Quotient and Remainder Calculator

The quotient and remainder concepts are fundamental in mathematics, specifically within division operations. The quotient represents the number of times the divisor fits into the dividend, while the remainder is what's left over. This calculator simplifies the process of finding both values through a user-friendly interface, implementing Vue.js for reactive data binding and updates.

Historical Background

The division operation, and by extension, the calculation of quotient and remainder, has been a part of mathematics since ancient times. It's a basic arithmetic operation that has fundamental applications in various fields, from simple day-to-day calculations to complex mathematical problem-solving.

Calculation Formula

The relationship between dividend, divisor, quotient, and remainder can be expressed as:

\[ \text{Dividend} = (\text{Quotient} \times \text{Divisor}) + \text{Remainder} \]

Given a dividend \(D\) and a divisor \(d\), the quotient \(Q\) is the integer part of \(D \div d\), and the remainder \(R\) is what's left over:

\[ Q = \left\lfloor \frac{D}{d} \right\rfloor, \quad R = D \mod d \]

Example Calculation

For instance, if we take the dividend as 58 and the divisor as 5:

• Dividend (\(D\)): 58
• Divisor (\(d\)): 5

The calculation would be:

• Quotient (\(Q\)): \( \left\lfloor \frac{58}{5} \right\rfloor = 11 \)
• Remainder (\(R\)): \( 58 \mod 5 = 3 \)

Importance and Usage Scenarios

Understanding and calculating quotient and remainder is crucial for various reasons:

1. Mathematical Foundations: It's essential for teaching basic arithmetic and algebra.
2. Programming: Many programming languages use division and modulus operators to handle calculations that involve quotient and remainder.
3. Financial Calculations: Used in scenarios like calculating equal payments or distributions with a remainder needing special handling.

Common FAQs

1. What happens if the divisor is 0?

   • Division by zero is undefined in mathematics. Our calculator handles this by displaying 'Undefined' for both quotient and remainder.

2. Can the remainder be larger than the divisor?

   • No, by definition, the remainder must be less than the divisor and is always a non-negative integer.

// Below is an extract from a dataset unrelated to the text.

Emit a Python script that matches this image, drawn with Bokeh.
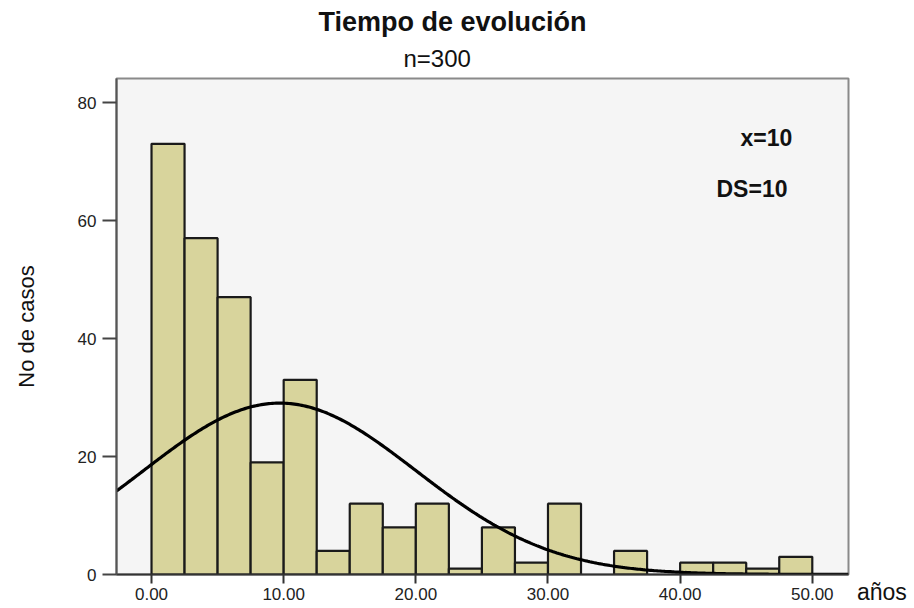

3. How is this relevant in programming?

   • The modulus operator (often %) is used in programming to find the remainder, which is essential for algorithms that need to distribute items evenly and deal with the leftovers.

This calculator serves as a practical tool for educational purposes, programming, and various mathematical calculations, providing immediate results for quotient and remainder based on the input dividend and divisor.